#### Data shown

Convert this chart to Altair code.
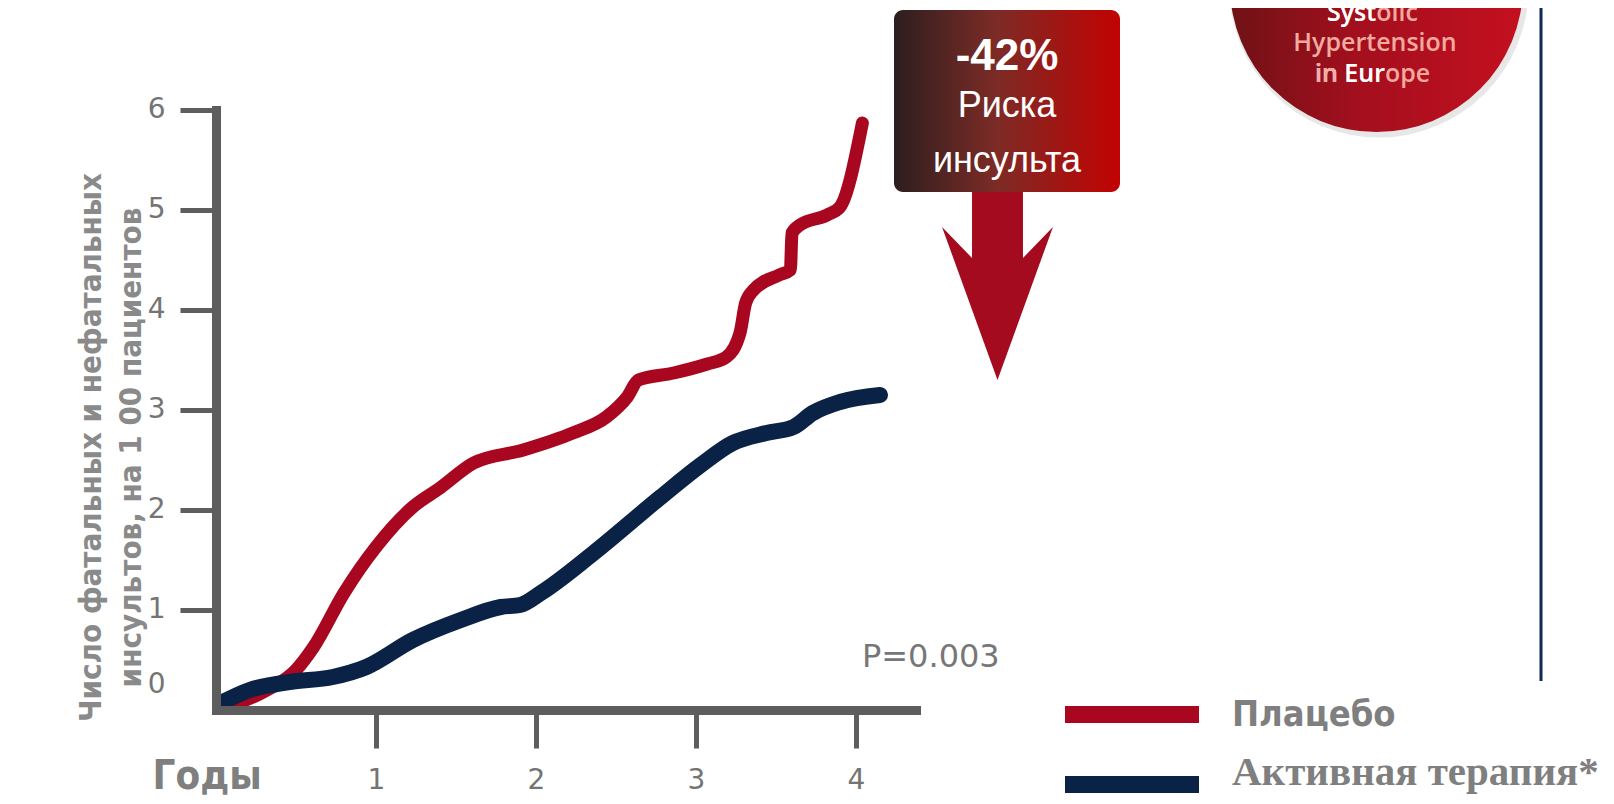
import altair as alt
import pandas as pd

# ---- data ----
years_placebo = [0.05, 0.32, 0.50, 0.61, 0.80, 1.00, 1.23, 1.40, 1.61, 1.92, 2.23, 2.44, 2.57, 2.64,
                 2.86, 3.07, 3.19, 3.275, 3.31, 3.36, 3.52, 3.59, 3.60, 3.65, 3.82, 3.90, 4.04]
rate_placebo = [0.02, 0.20, 0.40, 0.63, 1.17, 1.63, 2.03, 2.22, 2.47, 2.60, 2.77, 2.93, 3.13, 3.30,
                3.37, 3.46, 3.53, 3.77, 4.07, 4.20, 4.35, 4.40, 4.77, 4.85, 4.95, 5.03, 5.87]

years_active = [0.03, 0.21, 0.46, 0.73, 0.94, 1.23, 1.53, 1.78, 1.90, 2.03, 2.36, 2.78, 3.03,
                3.23, 3.44, 3.61, 3.73, 3.90, 4.15]
rate_active = [0.07, 0.20, 0.28, 0.33, 0.43, 0.70, 0.90, 1.03, 1.05, 1.17, 1.57, 2.13, 2.45,
               2.67, 2.77, 2.83, 2.97, 3.08, 3.15]

series_names = ["Плацебо", "Активная терапия*"]
series_colors = ["#a8071f", "#0b2247"]
x_tick_values = [1, 2, 3, 4]
y_tick_values = [0, 1, 2, 3, 4, 5, 6]

x_title = "Годы"
y_title = ["Число фатальных и нефатальных", "инсультов, на 1 00 пациентов"]
p_value_text = "P=0.003"
box_lines = ["-42%", "Риска", "инсульта"]
badge_lines = ["Systolic", "Syst", "Hypertension", "in Europe", "in Eur", "in"]

COND = "Liberation Sans Narrow, DejaVu Sans Condensed, Roboto Condensed, Arial Narrow, sans-serif"
SERIF = "Liberation Serif, DejaVu Serif, serif"
SANS = "DejaVu Sans, sans-serif"
ARIAL = "Liberation Sans, Arial, sans-serif"
OPEN = "Open Sans, Lato, sans-serif"
GRAY_AX = "#5d5d5d"

df = pd.concat([
    pd.DataFrame({"t": years_placebo, "v": rate_placebo, "group": series_names[0]}),
    pd.DataFrame({"t": years_active, "v": rate_active, "group": series_names[1]}),
], ignore_index=True)

one = pd.DataFrame({"k": [0]})

x_enc = alt.X("t:Q", scale=alt.Scale(domain=[0, 4.375], nice=False, zero=False),
              axis=alt.Axis(values=x_tick_values, format="d", title=x_title,
                            titleX=-64, titleY=78, titleAlign="left", titleBaseline="alphabetic",
                            titleFont=COND, titleFontSize=40, titleFontWeight="bold",
                            titleColor="#7f7f7f",
                            labelFont=SANS, labelFontSize=28, labelColor="#747474",
                            labelPadding=18, tickSize=38, tickWidth=5, tickColor=GRAY_AX,
                            domainColor=GRAY_AX, domainWidth=9, domainCap="square",
                            grid=False, zindex=1, labelFlush=False))
y_enc = alt.Y("v:Q", scale=alt.Scale(domain=[0, 6], nice=False),
              axis=alt.Axis(values=y_tick_values, title=y_title, titleAngle=270,
                            titleX=-125, titleY=337, titleAlign="center", titleBaseline="middle",
                            titleLineHeight=40, titleFont=COND, titleFontSize=31,
                            titleFontWeight="bold", titleColor="#8a8a8a",
                            labelOffset={"condition": {"test": "datum.value == 0", "value": -26},
                                         "value": -1},
                            labelFont=SANS, labelFontSize=28, labelColor="#747474",
                            labelPadding=15, tickSize=36, tickWidth=5, tickColor=GRAY_AX,
                            tickOpacity={"condition": {"test": "datum.value == 0", "value": 0}, "value": 1},
                            domainColor=GRAY_AX, domainWidth=9, domainCap="square",
                            grid=False, zindex=1))

color_enc = alt.Color("group:N",
    scale=alt.Scale(domain=series_names, range=series_colors),
    legend=alt.Legend(orient="none", legendX=840.5, legendY=584.5, title=None,
                      direction="vertical", symbolType="stroke", symbolSize=134 * 134,
                      symbolStrokeWidth=17, clipHeight=40, rowPadding=17, labelOffset=24.5,
                      padding=0, labelLimit=0, labelColor="#7f7f7f", labelFontWeight="bold",
                      labelFont=alt.ExprRef(expr=f"datum.index == 0 ? '{COND}' : '{SERIF}'"),
                      labelFontSize=alt.ExprRef(expr="datum.index == 0 ? 36 : 41"),
                      labelBaseline=alt.ExprRef(expr="datum.index == 0 ? 'middle' : 'alphabetic'")))

base = alt.Chart(df)
red_line = base.transform_filter(alt.datum.group == series_names[0]).mark_line(
    interpolate="monotone", strokeWidth=13, strokeCap="round", strokeJoin="round"
).encode(x=x_enc, y=y_enc, color=color_enc)
blue_line = base.transform_filter(alt.datum.group == series_names[1]).mark_line(
    interpolate="monotone", strokeWidth=16, strokeCap="round", strokeJoin="round"
).encode(x=x_enc, y=y_enc, color=color_enc)

# ---- annotations ----
p_text = alt.Chart(one).mark_text(text=p_value_text, align="left", baseline="alphabetic",
                                  font=SANS, fontSize=32, color="#777777").encode(
    x=alt.value(646), y=alt.value(557))

arrow_path = ("M-0.271,-1.05L0.271,-1.05L0.271,-0.298L0.59,-0.628L0,1L-0.59,-0.628"
              "L-0.271,-0.298Z")
arrow = alt.Chart(one).mark_point(shape=arrow_path, filled=True, color="#a50b1e",
                                  opacity=1, size=188 * 188, strokeWidth=0).encode(
    x=alt.value(781.5), y=alt.value(176))

box_grad = alt.LinearGradient(gradient="linear", x1=0, x2=1, y1=0, y2=0, stops=[
    alt.GradientStop(color="#2c1e1e", offset=0),
    alt.GradientStop(color="#7c2b26", offset=0.45),
    alt.GradientStop(color="#c20202", offset=1)])
box = alt.Chart(one).mark_rect(color=box_grad, cornerRadius=9).encode(
    x=alt.value(678), x2=alt.value(904), y=alt.value(-100), y2=alt.value(82))
box_t1 = alt.Chart(one).mark_text(text=box_lines[0], font=ARIAL, fontSize=44, fontWeight="bold",
                                  color="white", align="center", baseline="alphabetic").encode(
    x=alt.value(791), y=alt.value(-40))
box_t2 = alt.Chart(one).mark_text(text=box_lines[1], font=ARIAL, fontSize=36,
                                  color="white", align="center", baseline="alphabetic").encode(
    x=alt.value(791), y=alt.value(7))
box_t3 = alt.Chart(one).mark_text(text=box_lines[2], font=ARIAL, fontSize=36,
                                  color="white", align="center", baseline="alphabetic").encode(
    x=alt.value(791), y=alt.value(62))

badge_grad = alt.LinearGradient(gradient="linear", x1=0, x2=1, y1=0, y2=0, stops=[
    alt.GradientStop(color="#6f1216", offset=0),
    alt.GradientStop(color="#a50f1e", offset=0.45),
    alt.GradientStop(color="#c4101f", offset=1)])
badge_shadow = alt.Chart(one).mark_point(shape="circle", filled=True, color="#cfcfcf",
                                         opacity=0.5, size=299 * 299, strokeWidth=0).encode(
    x=alt.value(1163), y=alt.value(-122))
badge = alt.Chart(one).mark_point(shape="circle", filled=True, color=badge_grad,
                                  opacity=1, size=293 * 293, strokeWidth=0).encode(
    x=alt.value(1160.5), y=alt.value(-124.5))
PINK = "#f2aaa0"
def btext(txt, x, y, col, align="left"):
    return alt.Chart(one).mark_text(text=txt, font=OPEN, fontSize=25, fontWeight=600,
                                    color=col, align=align, baseline="alphabetic").encode(
        x=alt.value(x), y=alt.value(y))
badge_texts = [
    btext(badge_lines[0], 1111, -89, PINK),
    btext(badge_lines[1], 1111, -89, "white"),
    btext(badge_lines[2], 1159, -59, PINK, "center"),
    btext(badge_lines[3], 1099, -28, PINK),
    btext(badge_lines[4], 1099, -28, "white"),
    btext(badge_lines[5], 1099, -28, PINK),
]

vline = alt.Chart(one).mark_rule(color="#0c2a52", strokeWidth=3).encode(
    x=alt.value(1325), y=alt.value(-110), y2=alt.value(571))

chart = alt.layer(
    red_line, blue_line, p_text, arrow, box, box_t1, box_t2, box_t3,
    badge_shadow, badge, *badge_texts, vline
).properties(
    width=700, height=600,
    padding={"left": 208, "top": 102, "right": 690, "bottom": 86},
    autosize=alt.AutoSizeParams(type="none"),
    background="white",
).configure_view(stroke=None)

chart.save("out.html", embed_options={"renderer": "svg", "actions": False})
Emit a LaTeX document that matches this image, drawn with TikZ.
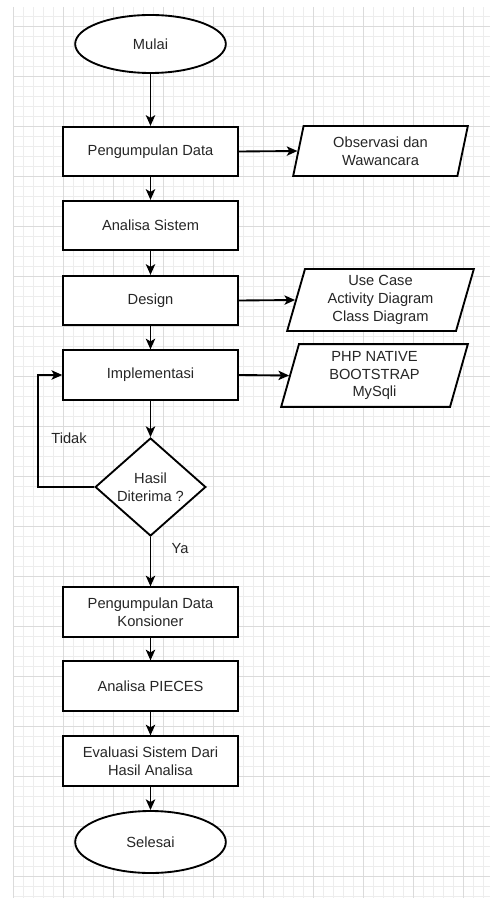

########

* _Exercise task_
Up to and including the line with "4.95, 5.03, 5.87]", copy the data above from its first line. Skip pictures.

* _Exercise response_
Convert this chart to Altair code.
import altair as alt
import pandas as pd

# ---- data ----
years_placebo = [0.05, 0.32, 0.50, 0.61, 0.80, 1.00, 1.23, 1.40, 1.61, 1.92, 2.23, 2.44, 2.57, 2.64,
                 2.86, 3.07, 3.19, 3.275, 3.31, 3.36, 3.52, 3.59, 3.60, 3.65, 3.82, 3.90, 4.04]
rate_placebo = [0.02, 0.20, 0.40, 0.63, 1.17, 1.63, 2.03, 2.22, 2.47, 2.60, 2.77, 2.93, 3.13, 3.30,
                3.37, 3.46, 3.53, 3.77, 4.07, 4.20, 4.35, 4.40, 4.77, 4.85, 4.95, 5.03, 5.87]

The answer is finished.